There are nearly as many that have the incorrect units as that have correct units. I'm going to group the parameters and units distinctly to find out which ones are the mismatched to determine where to make adjustments in the Descontaminate file. 

Because the state regulations are not going to change each time there is a new measurement, and the data gathering is more likely going to continue with the same units, it seems more reasonable to adapt the state\_regulations to measurements in ug/L for all that were gathered in mg/L, so we don't have to change the raw data each time it is collected. 

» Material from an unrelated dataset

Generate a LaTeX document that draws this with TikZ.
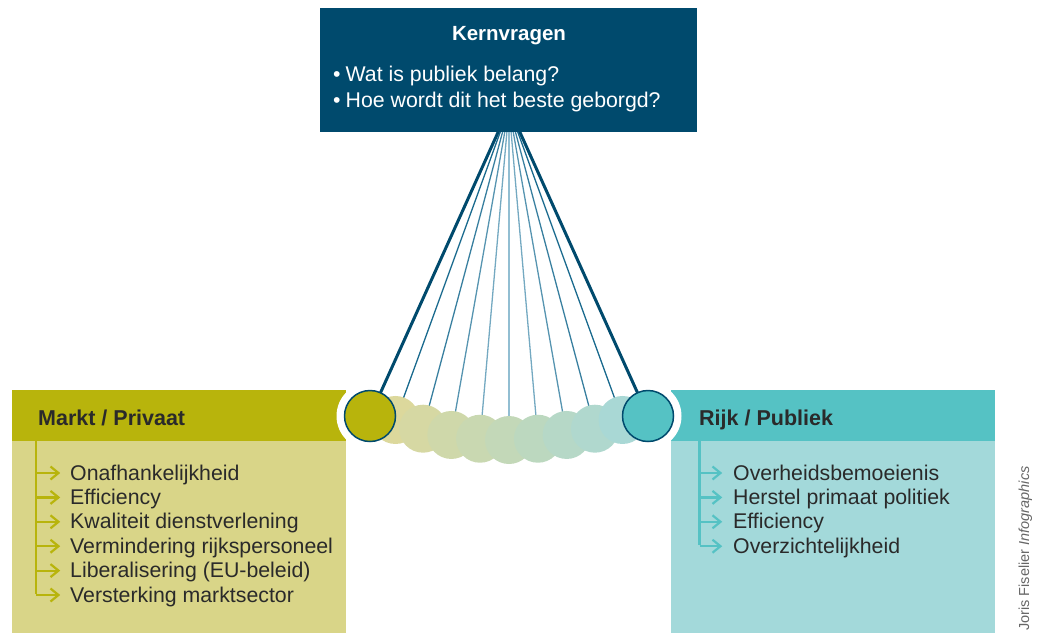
\documentclass[tikz,border=0pt]{standalone}
\usepackage{fontspec}
\setmainfont{Liberation Sans}
\usetikzlibrary{arrows.meta}
\definecolor{kern}{HTML}{004A6D}
\definecolor{mkt}{HTML}{B8B40C}
\definecolor{mktlt}{HTML}{D9D588}
\definecolor{rijk}{HTML}{55C2C4}
\definecolor{rijklt}{HTML}{A3D9DA}
\definecolor{txt}{HTML}{2A2A2A}
\definecolor{credit}{HTML}{666666}
\definecolor{lnA}{HTML}{1A6A8E}
\definecolor{lnB}{HTML}{92BED2}
\definecolor{yelBall}{HTML}{DCD89C}
\definecolor{tealBall}{HTML}{A9D8D5}
\tikzset{
  panel/.style={anchor=north west, inner sep=0pt, outer sep=0pt},
  head/.style={anchor=base west, inner sep=0pt, text=txt, font=\bfseries\fontsize{21.5}{25}\selectfont},
  item/.style={anchor=base west, inner sep=0pt, text=txt, font=\fontsize{21.3}{25}\selectfont},
  ball/.style={circle, minimum size=48pt, inner sep=0pt},
  bigball/.style={circle, minimum size=51pt, inner sep=0pt, draw=kern, line width=1.5pt},
  halo/.style={circle, minimum size=67pt, inner sep=0pt, fill=white},
  bracket/.style={line width=2.2pt},
  tick/.style={line width=2.2pt},
}
\begin{document}
\begin{tikzpicture}[x=1pt,y=-1pt]
\useasboundingbox (0,0) rectangle (1038,632);
% side panels
\node[panel, fill=mkt, minimum width=334pt, minimum height=50.5pt] (lh) at (12,390) {};
\node[panel, fill=mktlt, minimum width=334pt, minimum height=192pt] (lb) at (12,440.5) {};
\node[panel, fill=rijk, minimum width=324pt, minimum height=50.5pt] (rh) at (671,390) {};
\node[panel, fill=rijklt, minimum width=324pt, minimum height=192pt] (rb) at (671,440.5) {};
\node[head] (lt) at (38,425) {Markt / Privaat};
\node[head] (rt) at (699,425) {Rijk / Publiek};
% left list
\foreach \t [count=\n] in {Onafhankelijkheid,Efficiency,Kwaliteit dienstverlening,Vermindering rijkspersoneel,Liberalisering (EU-beleid),Versterking marktsector}{
  \pgfmathsetmacro\yy{480+24.4*(\n-1)}
  \node[item] (li\n) at (70,\yy) {\t};
  \coordinate (la\n) at (36,\yy-7);
  \coordinate (lt\n) at (58.5,\yy-7);
  \draw[tick, mkt] (la\n) -- (lt\n);
  \draw[tick, mkt, line join=miter] ([shift={(-8,-6.5)}]lt\n) -- (lt\n) -- ([shift={(-8,6.5)}]lt\n);
}
\coordinate (ltop) at (36,440.5);
\draw[bracket, mkt] (ltop) -- ([yshift=1.1pt]la6);
% right list
\foreach \t [count=\n] in {Overheidsbemoeienis,Herstel primaat politiek,Efficiency,Overzichtelijkheid}{
  \pgfmathsetmacro\yy{480+24.4*(\n-1)}
  \node[item] (ri\n) at (733,\yy) {\t};
  \coordinate (ra\n) at (699.5,\yy-7);
  \coordinate (rt\n) at (720.5,\yy-7);
  \draw[tick, rijk] (ra\n) -- (rt\n);
  \draw[tick, rijk, line join=miter] ([shift={(-8,-6.5)}]rt\n) -- (rt\n) -- ([shift={(-8,6.5)}]rt\n);
}
\coordinate (rtop) at (699.5,440.5);
\draw[bracket, rijk] (rtop) -- ([yshift=1.1pt]ra4);
% halos
\node[halo] (wl) at (370,416) {};
\node[halo] (wr) at (648,416) {};
% pendulum
\coordinate (apex) at (509,108);
\coordinate (cl) at (370,416);
\coordinate (cr) at (648,416);
\foreach \k in {1,...,9}{
  \pgfmathsetmacro\ang{5*(\k-5)}
  \pgfmathsetmacro\px{509+332*sin(\ang)}
  \pgfmathsetmacro\py{108+332*cos(\ang)}
  \coordinate (c\k) at (\px,\py);
}
\foreach \k in {1,...,9}{
  \pgfmathtruncatemacro\lp{100-25*abs(\k-5)}
  \draw[line width=1.3pt, color=lnB!\lp!lnA] (apex) -- (c\k);
}
\draw[line width=3pt, kern] (apex) -- (cl);
\draw[line width=3pt, kern] (apex) -- (cr);
\foreach \k in {1,...,9}{
  \pgfmathtruncatemacro\bp{100*(\k-1)/8}
  \node[ball, fill=tealBall!\bp!yelBall] (b\k) at (c\k) {};
}
\node[bigball, fill=mkt] (bl) at (cl) {};
\node[bigball, fill=rijk] (br) at (cr) {};
% top box
\node[panel, fill=kern, minimum width=377pt, minimum height=124pt] (kern) at (320,7.5) {};
\node[anchor=base, inner sep=0pt, text=white, font=\bfseries\fontsize{20.5}{24}\selectfont] (kt) at (509,40) {Kernvragen};
\node[anchor=base west, inner sep=0pt, text=white, font=\fontsize{21.3}{25}\selectfont] (q1) at (333,81) {\textbullet\hspace{5pt}Wat is publiek belang?};
\node[anchor=base west, inner sep=0pt, text=white, font=\fontsize{21.3}{25}\selectfont] (q2) at (333,107) {\textbullet\hspace{5pt}Hoe wordt dit het beste geborgd?};
% credit
\node[rotate=90, anchor=base west, inner sep=0pt, text=credit, font=\fontsize{14.5}{16}\selectfont] (cred) at (1029,631) {Joris Fiselier \textit{Infographics}};
\end{tikzpicture}
\end{document}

Before making any changes, I want to look at all of the state/federal regulation values again.

In [67]:
SELECT  
        l.parameter, 
        l.units,
        s.units
FROM    lab_results l 
        INNER JOIN 
        state_regulations s
                ON l.parameter = s.contaminant
GROUP BY 
    l.parameter,
    l.units, 
    s.units 
ORDER BY 
    l.parameter

parameter,units,units.1
"1,1,1-Trichloroethane",ug/L,mg/L
"1,1,2,2-Tetrachloroethane",ug/L,mg/L
"1,1,2-Trichloroethane",ug/L,mg/L
"1,1,2-Trichlorotrifluoroethane",ug/L,mg/L
"1,1-Dichloroethane",ug/L,mg/L
"1,1-Dichloroethene",ug/L,mg/L
"1,2,3-Trichloropropane",ug/L,mg/L
"1,2,4-Trichlorobenzene",ug/L,mg/L
"1,2-Dibromo-3-chloropropane (DBCP)",ug/L,mg/L
"1,2-Dichlorobenzene",ug/L,mg/L


1. Dissolved Uranium: mg/L as N vs pCi/L - either of these should be in ug/L, mg/L as N makes no sense for uranium
2. mg/L can be converted to pCi/L by multiplying x 0.67 - FIXED
3. Dissolved Strontium: mg/L vs pCi/L
4. EPA states 4 mg/L for Strontium maximum - FIXED
5. Dissolved Nitrate: mg/L (and not in mg/L as N)  -- factor of x 0.226
6. 2,3,7,8-Tetratchlorodibenzo... : pg/L vs mg/L -- factor of 10^9 - FIXED
7. Dissolved Mercury: ng/L vs mg/L -- factor of 10^6; this one is more complicated - there are measurements in ug, ng, and mg/L == set this to ug/L
8. bis(2-Ethyhexyl) pthlalate:  mg/Kg vs mg/L  -- this should be the same if it is Kg of h2o??? -- FIXED
9. See below for the list of ug/L vs mg/L -- factor of 1000
  
Duplicates with different units: 
1. bis(2-ethylhexyl) phthalate in both mg/Kg and ug/L
2. Dissolved Aluminum in mg and ug
3. Dissolved Antimony in mg and ug
4. Dissolved Arsenic in mg and ug
5. Dissolved Barium in mg and ug
6. Dissolved beryllium, cadmium, and copper, lead in mg and ug
7. Dissolved Mercury in mg, ug, and ng
8.

In [65]:
SELECT  
        l.parameter
FROM    lab_results l 
        INNER JOIN 
        state_regulations s
                ON l.parameter = s.contaminant
WHERE 
    l.units = 'mg/L'
    AND 
    s.units = 'mg/L'
GROUP BY 
    l.parameter,
    l.units, 
    s.units 
ORDER BY 
    l.parameter

parameter
Cyanide
Dissolved Aluminum
Dissolved Antimony
Dissolved Arsenic
Dissolved Barium
Dissolved Beryllium
Dissolved Cadmium
Dissolved Copper
Dissolved Fluoride
Dissolved Lead


Next Step - I have a curtailed dataset, regulated_contaminants, that only has the inner joined data from lab results. This is 7x smaller than the original set. I need to do the conversions to rectify the discrepancies before we can put this into Tableau.